- _What is asked_: Pick out each line of the records in which the word "this" appears.

- _Records shown_:

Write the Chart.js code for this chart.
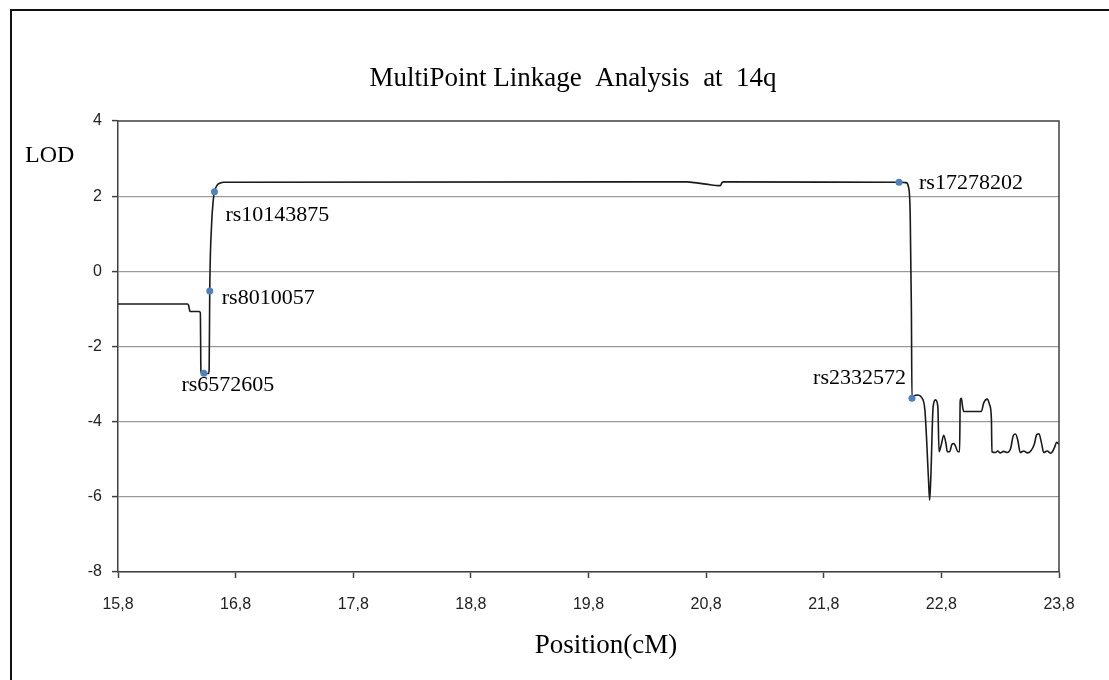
<!DOCTYPE html>
<html>
<head>
<meta charset="utf-8">
<script src="https://cdn.jsdelivr.net/npm/chart.js@4.4.1/dist/chart.umd.min.js"></script>
<style>
  body { margin: 0; background: #fff; }
  #wrap { position: relative; width: 1109px; height: 680px; overflow: hidden; }
  #frame { position: absolute; left: 10px; top: 9px; width: 1120px; height: 700px; border: 2px solid #111; }
  #newChart { position: absolute; left: 0; top: 0; }
</style>
</head>
<body>
<div id="wrap">
  <div id="frame"></div>
  <canvas id="newChart" width="1109" height="680"></canvas>
</div>
<script>
// LOD curve (position in cM, LOD score)
const positions = [
  15.80, 16.39, 16.40, 16.41, 16.42, 16.49, 16.50, 16.505, 16.515, 16.53,
  16.57, 16.575, 16.58, 16.595, 16.61, 16.62, 16.64, 16.67, 16.70, 20.64,
  20.70, 20.80, 20.92, 20.935, 20.95, 22.44, 22.50, 22.52, 22.535, 22.545,
  22.55, 22.57, 22.60, 22.63, 22.66, 22.69, 22.70, 22.71, 22.73, 22.75,
  22.77, 22.78, 22.80, 22.82, 22.84, 22.85, 22.87, 22.89, 22.905, 22.92,
  22.94, 22.955, 22.96, 22.97, 22.98, 22.99, 23.14, 23.16, 23.19, 23.21,
  23.225, 23.23, 23.26, 23.28, 23.30, 23.33, 23.36, 23.39, 23.41, 23.43,
  23.45, 23.47, 23.50, 23.53, 23.56, 23.59, 23.61, 23.63, 23.65, 23.67,
  23.70, 23.73, 23.76, 23.78, 23.80
];
const lodScores = [
  -0.87, -0.87, -0.90, -1.05, -1.07, -1.07, -1.10, -2.65, -2.72, -2.72,
  -2.72, -2.60, -0.52, 1.20, 1.90, 2.12, 2.28, 2.35, 2.37, 2.38,
  2.36, 2.32, 2.28, 2.36, 2.38, 2.37, 2.36, 2.25, 1.50, -1.00,
  -3.38, -3.31, -3.29, -3.35, -3.70, -5.50, -6.09, -5.50, -3.60, -3.42,
  -3.60, -4.80, -4.60, -4.36, -4.60, -4.80, -4.80, -4.60, -4.58, -4.65,
  -4.80, -4.80, -3.45, -3.38, -3.60, -3.73, -3.73, -3.50, -3.40, -3.55,
  -3.90, -4.80, -4.82, -4.78, -4.83, -4.79, -4.82, -4.70, -4.38, -4.33,
  -4.50, -4.82, -4.78, -4.83, -4.78, -4.60, -4.35, -4.32, -4.55, -4.82,
  -4.78, -4.84, -4.70, -4.55, -4.60
];

// Marker SNPs
const snpNames = ['rs6572605', 'rs8010057', 'rs10143875', 'rs17278202', 'rs2332572'];
const snpPositions = [16.53, 16.58, 16.62, 22.44, 22.55];
const snpLods = [-2.71, -0.52, 2.12, 2.37, -3.38];

// Axis ticks
const xTicks = [15.8, 16.8, 17.8, 18.8, 19.8, 20.8, 21.8, 22.8, 23.8];
const yMin = -8;
const yMax = 4;

// label placement relative to each SNP point (pixels)
const labelOffsets = [
  { dx: 24, dy: 12, align: 'center' },
  { dx: 12, dy: 7, align: 'left' },
  { dx: 11, dy: 24, align: 'left' },
  { dx: 20, dy: 1, align: 'left' },
  { dx: -6, dy: -20, align: 'right' }
];

const serif = '"Liberation Serif", "Times New Roman", serif';
const sans = '"Liberation Sans", Arial, sans-serif';

// Draw the plot box, texts and SNP labels
const textPlugin = {
  id: 'texts',
  afterDraw(chart) {
    const c = chart.ctx;
    const area = chart.chartArea;
    const xs = chart.scales.x;
    const ys = chart.scales.y;

    c.save();
    c.strokeStyle = '#404040';
    c.lineWidth = 1.5;
    c.beginPath();
    c.moveTo(area.left, area.top);
    c.lineTo(area.right, area.top);
    c.lineTo(area.right, area.bottom);
    c.stroke();

    c.fillStyle = '#000';
    c.textBaseline = 'middle';
    c.textAlign = 'center';
    c.font = '27px ' + serif;
    c.fillText('MultiPoint Linkage  Analysis  at  14q', 573, 79);
    c.font = '27px ' + serif;
    c.fillText('Position(cM)', 606, 646);
    c.textAlign = 'left';
    c.font = '24px ' + serif;
    c.fillText('LOD', 25, 156);

    c.font = '22px ' + serif;
    snpNames.forEach(function(name, i) {
      const off = labelOffsets[i];
      c.textAlign = off.align;
      c.fillText(name, xs.getPixelForValue(snpPositions[i]) + off.dx, ys.getPixelForValue(snpLods[i]) + off.dy);
    });
    c.restore();
  }
};

function createChart() {
  const ctx = document.getElementById('newChart').getContext('2d');
  const curve = positions.map((x, i) => ({ x: x, y: lodScores[i] }));
  const snps = snpPositions.map((x, i) => ({ x: x, y: snpLods[i] }));

  return new Chart(ctx, {
    type: 'scatter',
    data: {
      datasets: [
        {
          label: 'SNPs',
          data: snps,
          showLine: false,
          pointRadius: 3.5,
          pointBackgroundColor: '#4f81bd',
          pointBorderColor: '#4f81bd',
          pointBorderWidth: 0,
        },
        {
          label: 'LOD',
          data: curve,
          showLine: true,
          borderColor: '#1a1a1a',
          borderWidth: 1.6,
          pointRadius: 0,
          cubicInterpolationMode: 'monotone',
        },
      ],
    },
    options: {
      responsive: false,
      animation: false,
      devicePixelRatio: 1,
      layout: { padding: { top: 121, right: 50, bottom: 0, left: 0 } },
      plugins: {
        legend: { display: false },
        tooltip: { enabled: false },
      },
      scales: {
        x: {
          type: 'linear',
          min: 15.8,
          max: 23.8,
          afterBuildTicks: function(scale) {
            scale.ticks = xTicks.map((v) => ({ value: v }));
          },
          afterFit: function(scale) {
            scale.height = 108;
          },
          grid: { drawOnChartArea: false, tickLength: 6, tickColor: '#404040', tickWidth: 1.5 },
          border: { color: '#404040', width: 1.5 },
          ticks: {
            padding: 17,
            color: '#222',
            font: { family: sans, size: 16 },
            maxRotation: 0,
            callback: (v) => v.toFixed(1).replace('.', ','),
          },
        },
        y: {
          min: yMin,
          max: yMax,
          afterFit: function(scale) {
            scale.width = 118;
          },
          grid: {
            color: (c) => (c.tick && c.tick.value === yMax ? 'rgba(0,0,0,0)' : '#9a9a9a'),
            lineWidth: 1.2,
            tickLength: 6,
            tickColor: '#404040',
            tickWidth: 1.5,
          },
          border: { color: '#404040', width: 1.5 },
          ticks: {
            stepSize: 2,
            padding: 10,
            color: '#222',
            font: { family: sans, size: 16 },
          },
        },
      },
    },
    plugins: [textPlugin],
  });
}

createChart();
</script>
</body>
</html>
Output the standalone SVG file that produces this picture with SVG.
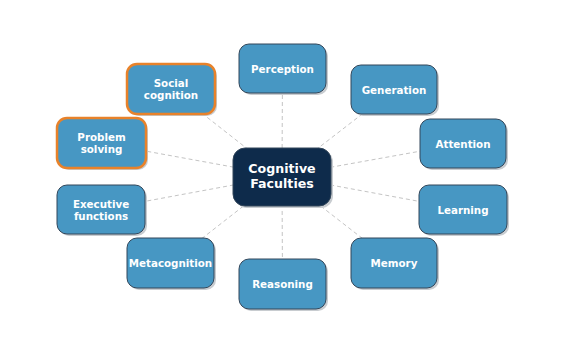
<svg xmlns="http://www.w3.org/2000/svg" width="569" height="348" viewBox="0 0 569 348">
<defs>
<style>
.n rect.b{fill:#4797c3;stroke:#33475b;stroke-width:1}
.n rect.s{fill:#c8ccd0;stroke:none}
.n.o rect.b{stroke:#e8822a;stroke-width:2.5}
.n text{font-family:"DejaVu Sans",sans-serif;font-weight:bold;font-size:10.3px;fill:#ffffff;text-anchor:middle;dominant-baseline:central}
.c rect.b{fill:#0e2b4b;stroke:#33475b;stroke-width:1}
.c text{font-size:12.6px}
.e line{stroke:#c4c4c4;stroke-width:1;stroke-dasharray:4 3}
</style>
</defs>
<rect width="569" height="348" fill="#ffffff"/>
<g class="e" id="connectors">
<line x1="282" y1="176" x2="282.5" y2="68.5"/>
<line x1="282" y1="176" x2="171" y2="89"/>
<line x1="282" y1="176" x2="394" y2="89.5"/>
<line x1="282" y1="176" x2="101.5" y2="143"/>
<line x1="282" y1="176" x2="463" y2="143.5"/>
<line x1="282" y1="176" x2="101" y2="209.5"/>
<line x1="282" y1="176" x2="463" y2="209.5"/>
<line x1="282" y1="176" x2="170.5" y2="263"/>
<line x1="282" y1="176" x2="394" y2="263"/>
<line x1="282" y1="176" x2="282.5" y2="284"/>
</g>
<g class="n" id="perception"><rect class="s" x="241" y="46" width="87" height="49" rx="10"/><rect class="b" x="239" y="44" width="87" height="49" rx="10"/><text x="282.5" y="68.5">Perception</text></g>
<g class="n o" id="social"><rect class="s" x="129" y="66" width="88" height="50" rx="10"/><rect class="b" x="127" y="64" width="88" height="50" rx="10"/><text x="171" y="83">Social</text><text x="171" y="94.5">cognition</text></g>
<g class="n" id="generation"><rect class="s" x="353" y="67" width="86" height="49" rx="10"/><rect class="b" x="351" y="65" width="86" height="49" rx="10"/><text x="394" y="89.5">Generation</text></g>
<g class="n o" id="problem"><rect class="s" x="59" y="120" width="89" height="50" rx="10"/><rect class="b" x="57" y="118" width="89" height="50" rx="10"/><text x="101.5" y="137">Problem</text><text x="101.5" y="148.5">solving</text></g>
<g class="n" id="attention"><rect class="s" x="422" y="121" width="86" height="49" rx="10"/><rect class="b" x="420" y="119" width="86" height="49" rx="10"/><text x="463" y="143.5">Attention</text></g>
<g class="n" id="executive"><rect class="s" x="59" y="187" width="88" height="49" rx="10"/><rect class="b" x="57" y="185" width="88" height="49" rx="10"/><text x="101" y="204">Executive</text><text x="101" y="215.5">functions</text></g>
<g class="n" id="learning"><rect class="s" x="421" y="187" width="88" height="49" rx="10"/><rect class="b" x="419" y="185" width="88" height="49" rx="10"/><text x="463" y="209.5">Learning</text></g>
<g class="n" id="metacognition"><rect class="s" x="129" y="240" width="87" height="50" rx="10"/><rect class="b" x="127" y="238" width="87" height="50" rx="10"/><text x="170.5" y="263">Metacognition</text></g>
<g class="n" id="memory"><rect class="s" x="353" y="240" width="86" height="50" rx="10"/><rect class="b" x="351" y="238" width="86" height="50" rx="10"/><text x="394" y="263">Memory</text></g>
<g class="n" id="reasoning"><rect class="s" x="241" y="261" width="87" height="50" rx="10"/><rect class="b" x="239" y="259" width="87" height="50" rx="10"/><text x="282.5" y="284">Reasoning</text></g>
<g class="n c" id="center"><rect class="s" x="235" y="150" width="98" height="58" rx="12"/><rect class="b" x="233" y="148" width="98" height="58" rx="12"/><text x="282" y="168.5">Cognitive</text><text x="282" y="183.5">Faculties</text></g>
</svg>
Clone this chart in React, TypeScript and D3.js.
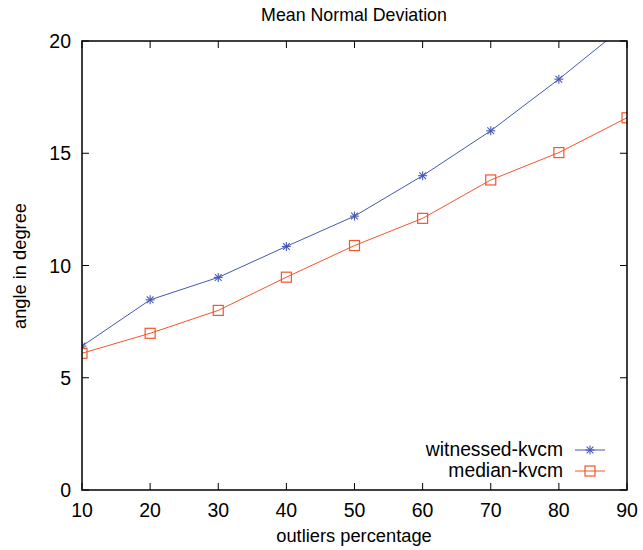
import React from "react";
import * as d3 from "d3";

const xValues = [10, 20, 30, 40, 50, 60, 70, 80, 90];
const witnessed = [6.41, 8.47, 9.47, 10.85, 12.2, 14.0, 16.0, 18.3, 20.75];
const median = [6.09, 6.98, 8.0, 9.48, 10.89, 12.1, 13.81, 15.03, 16.58];
const xTicks = [10, 20, 30, 40, 50, 60, 70, 80, 90];
const yTicks = [0, 5, 10, 15, 20];
const seriesNames = ["witnessed-kvcm", "median-kvcm"];

const W = 643;
const H = 550;
const M = { left: 82, right: 16, top: 41, bottom: 60 };
const BLUE = "#4658b0";
const RED = "#f4552a";
const FONT = "'Liberation Sans', Arial, Helvetica, sans-serif";

function Star({ x, y, color }: { x: number; y: number; color: string }) {
  const r = 4.5;
  const d = r * 0.75;
  return (
    <g stroke={color} strokeWidth={1.1}>
      <line x1={x - r} y1={y} x2={x + r} y2={y} />
      <line x1={x} y1={y - r} x2={x} y2={y + r} />
      <line x1={x - d} y1={y - d} x2={x + d} y2={y + d} />
      <line x1={x - d} y1={y + d} x2={x + d} y2={y - d} />
    </g>
  );
}

function Square({ x, y, color }: { x: number; y: number; color: string }) {
  const s = 10;
  return (
    <rect x={x - s / 2} y={y - s / 2} width={s} height={s} fill="none" stroke={color} strokeWidth={1.2} />
  );
}

export default function App() {
  const x = d3.scaleLinear().domain([10, 90]).range([M.left, W - M.right]);
  const y = d3.scaleLinear().domain([0, 20]).range([H - M.bottom, M.top]);
  const x0 = M.left, x1 = W - M.right, y0 = H - M.bottom, y1 = M.top;
  const line = d3
    .line<number>()
    .x((_, i) => x(xValues[i]))
    .y((d) => y(d));
  const tick = 7;
  const inRange = (v: number) => v >= 0 && v <= 20;

  return (
    <svg width={W} height={H} style={{ position: "absolute", left: 0, top: 0, background: "#fff" }} fontFamily={FONT}>
      <defs>
        <clipPath id="plot">
          <rect x={x0} y={y1} width={x1 - x0} height={y0 - y1} />
        </clipPath>
      </defs>
      <text x={354} y={21} textAnchor="middle" fontSize={17.8} fill="#000">
        Mean Normal Deviation
      </text>
      <g stroke="#000" strokeWidth={1}>
        {xTicks.map((t) => (
          <g key={"x" + t}>
            <line x1={x(t)} x2={x(t)} y1={y0} y2={y0 - tick} />
            <line x1={x(t)} x2={x(t)} y1={y1} y2={y1 + tick} />
          </g>
        ))}
        {yTicks.map((t) => (
          <g key={"y" + t}>
            <line x1={x0} x2={x0 + tick} y1={y(t)} y2={y(t)} />
            <line x1={x1} x2={x1 - tick} y1={y(t)} y2={y(t)} />
          </g>
        ))}
      </g>
      {xTicks.map((t) => (
        <text key={"xl" + t} x={x(t)} y={y0 + 27} textAnchor="middle" fontSize={19.5} fill="#000">
          {t}
        </text>
      ))}
      {yTicks.map((t) => (
        <text key={"yl" + t} x={x0 - 11} y={y(t) + 7} textAnchor="end" fontSize={19.5} fill="#000">
          {t}
        </text>
      ))}
      <text x={354} y={542} textAnchor="middle" fontSize={18.3} fill="#000">
        outliers percentage
      </text>
      <text transform={`translate(26,${266}) rotate(-90)`} textAnchor="middle" fontSize={18.3} fill="#000">
        angle in degree
      </text>
      <g clipPath="url(#plot)">
        <path d={line(witnessed) || ""} fill="none" stroke={BLUE} strokeWidth={1} />
        <path d={line(median) || ""} fill="none" stroke={RED} strokeWidth={1} />
        {witnessed.map((v, i) =>
          inRange(v) ? <Star key={"w" + i} x={x(xValues[i])} y={y(v)} color={BLUE} /> : null
        )}
        {median.map((v, i) =>
          inRange(v) ? <Square key={"m" + i} x={x(xValues[i])} y={y(v)} color={RED} /> : null
        )}
      </g>
      <rect x={x0} y={y1} width={x1 - x0} height={y0 - y1} fill="none" stroke="#000" strokeWidth={1.5} />
      <g>
        <text x={563} y={456} textAnchor="end" fontSize={19.3} fill="#000">
          {seriesNames[0]}
        </text>
        <line x1={575} x2={605} y1={450} y2={450} stroke={BLUE} strokeWidth={1} />
        <Star x={590} y={450} color={BLUE} />
        <text x={563} y={477} textAnchor="end" fontSize={19.3} fill="#000">
          {seriesNames[1]}
        </text>
        <line x1={575} x2={605} y1={471} y2={471} stroke={RED} strokeWidth={1} />
        <Square x={590} y={471} color={RED} />
      </g>
    </svg>
  );
}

- _Finished task_:
Write the Chart.js code for this chart.
Output the standalone SVG file that produces this picture with SVG.
Clone this chart in React, TypeScript and D3.js.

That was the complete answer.